ARDMORE, OKLA. — As part of the Metrics, Management, and Monitoring: An Investigation of Pasture and Rangeland Soil Health and its Drivers, also known as the 3M project, Noble Research Institute LLC has begun field work on a $19 million research initiative. The project will help farmers better understand how soil health can impact grazing and benefit the producer.

Noble, Michigan State University, University of Wyoming, Colorado State University and Quanterra Systems researchers are collecting soil samples, performing water infiltration tests, assembling energy flux monitoring towers and measuring vegetation at participating sites.

Researchers initially gathered field samplings in southern Oklahoma in April, with a second round of sampling at the end of June.
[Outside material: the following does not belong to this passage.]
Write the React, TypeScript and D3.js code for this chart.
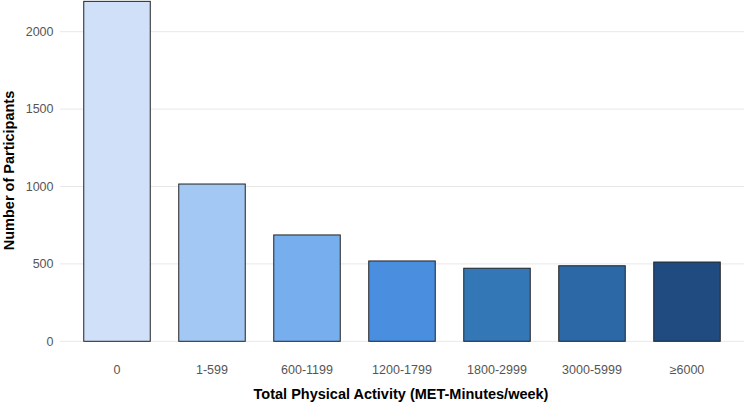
import React, { useEffect, useRef } from 'react';
import * as d3 from 'd3';

const categories = ['0', '1-599', '600-1199', '1200-1799', '1800-2999', '3000-5999', '≥6000'];
const counts = [2196, 1016, 687, 519, 472, 488, 512];
const fills = ['#cfe0f8', '#a3c8f3', '#77aeee', '#4a8ee0', '#3477b7', '#2d68a6', '#1f4b80'];
const yTicks = [0, 500, 1000, 1500, 2000];

const W = 744;
const H = 402;

const App = () => {
    const svgRef = useRef<SVGSVGElement>(null);

    useEffect(() => {
        const svg = d3.select(svgRef.current);
        svg.selectAll('*').remove();

        const font = 'Arial, "Liberation Sans", Helvetica, sans-serif';

        const x = d3.scaleBand<string>()
            .domain(categories)
            .range([60, 744])
            .paddingInner(0.3)
            .paddingOuter(0.25);

        const y = d3.scaleLinear()
            .domain([0, 2000])
            .range([341.3, 31.7]);

        // gridlines
        svg.append('g')
            .selectAll('line')
            .data(yTicks)
            .enter()
            .append('line')
            .attr('x1', 60)
            .attr('x2', 744)
            .attr('y1', (d) => y(d))
            .attr('y2', (d) => y(d))
            .attr('stroke', '#e8e8e8')
            .attr('stroke-width', 1);

        // y tick labels
        svg.append('g')
            .selectAll('text')
            .data(yTicks)
            .enter()
            .append('text')
            .attr('x', 53.5)
            .attr('y', (d) => y(d))
            .attr('dy', '0.35em')
            .attr('text-anchor', 'end')
            .style('font-family', font)
            .style('font-size', '12.5px')
            .style('fill', '#555555')
            .text((d) => d);

        // bars
        svg.append('g')
            .selectAll('rect')
            .data(categories)
            .enter()
            .append('rect')
            .attr('x', (d) => x(d)!)
            .attr('width', x.bandwidth())
            .attr('y', (_, i) => y(counts[i]))
            .attr('height', (_, i) => y(0) - y(counts[i]))
            .attr('fill', (_, i) => fills[i])
            .attr('stroke', '#222222')
            .attr('stroke-width', 1);

        // x tick labels
        svg.append('g')
            .selectAll('text')
            .data(categories)
            .enter()
            .append('text')
            .attr('x', (d) => x(d)! + x.bandwidth() / 2)
            .attr('y', 369.5)
            .attr('dy', '0.35em')
            .attr('text-anchor', 'middle')
            .style('font-family', font)
            .style('font-size', '12.5px')
            .style('fill', '#555555')
            .text((d) => d);

        svg.append('text')
            .attr('x', 401)
            .attr('y', 399)
            .attr('text-anchor', 'middle')
            .style('font-family', font)
            .style('font-size', '14.5px')
            .style('font-weight', 'bold')
            .style('fill', '#000')
            .text('Total Physical Activity (MET-Minutes/week)');

        svg.append('text')
            .attr('transform', 'rotate(-90)')
            .attr('x', -170.5)
            .attr('y', 13.5)
            .attr('text-anchor', 'middle')
            .style('font-family', font)
            .style('font-size', '14.5px')
            .style('font-weight', 'bold')
            .style('fill', '#000')
            .text('Number of Participants');
    }, []);

    return (
        <svg
            ref={svgRef}
            width={W}
            height={H}
            style={{ position: 'absolute', left: 0, top: 0, background: '#fff' }}
        />
    );
};

export default App;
Field sampling will also take place at Michigan and Wyoming farms.

“To see our team in action and all our planning come together is exciting,” said Jason Rowntree, professor of the C.S. Mott Endowed Chair of Sustainable Agriculture at Michigan State and project co-lead. “To actually be out there in the field and scaling up — it’s rewarding to know that what we’re doing could have global impact on ranchers.”

Field sampling is only the first part of the project, Noble said. The entire initiative will span six years.

“Farmers and ranchers will directly benefit from this project, and they will also be actively involved,” said Isabella C. F. Maciel, systems researcher at Noble and project co-lead. “Next year, we look forward to taking similar measurements at 60 producer-owned/managed sites located across Oklahoma, Texas, Colorado, Wyoming and Michigan.”